U.S. News

Factbox: IRS's rich history of scandals, political abuse

NEW YORK (Reuters) - A crisis engulfing the U.S. Internal Revenue Service over its scrutiny of conservative groups seeking tax-exempt status adds to a long history of scandal and abuse - both real and alleged - at the tax agency.

Here are some high-profile cases over the past 80 years, based on historical articles, books and news reports.

1930s - President Franklin Roosevelt used the IRS against political enemies, launching investigations into the finances of publisher William Randolph Hearst, Louisiana Governor Huey Long and controversial radio priest Charles Coughlin.

1940s and 1950s - Corruption and bribery became widespread at the IRS, resulting in hundreds of staffers being dismissed or indicted.

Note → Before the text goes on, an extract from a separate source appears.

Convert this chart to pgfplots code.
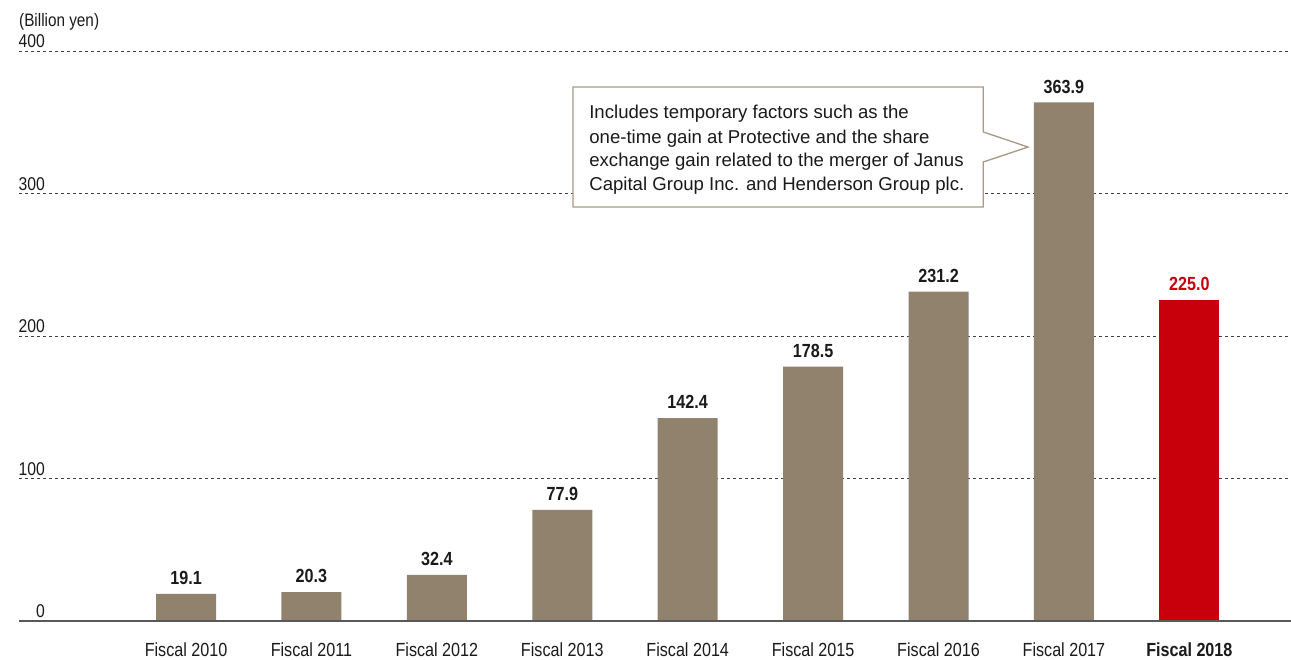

The agency went through a major reorganization during the administration of President Harry Truman. Employees were put under the civil service to prevent political influence.

1960s - During the administration of President John Kennedy, the IRS created an “Ideological Organizations Audit Project” that investigated conservative groups and challenged their tax-exempt status. The IRS started the project after Kennedy complained about right-wing groups getting tax-exempt status during a news conference. Targets included the American Enterprise Institute and Christian Anti-Communist Crusade.

1960s, 70s - The Nixon administration created an IRS unit called the Special Services Staff, or SSS, to target activists and political dissidents. The White House drafted an “enemies list” of political opponents to be targeted for IRS audits, although then-IRS Commissioner Donald Alexander resisted pressure to audit Nixon’s enemies and ordered the SSS dissolved.

1990s - During hearings by Senator William Roth’s Finance Committee, the IRS was accused of “Gestapo-like” conduct and myriad taxpayer abuses. Congress passed a 1998 IRS Restructuring and Reform Act that shored up taxpayer rights and put limits on IRS enforcement powers. An investigation demanded by the committee found no evidence of systematic abuses.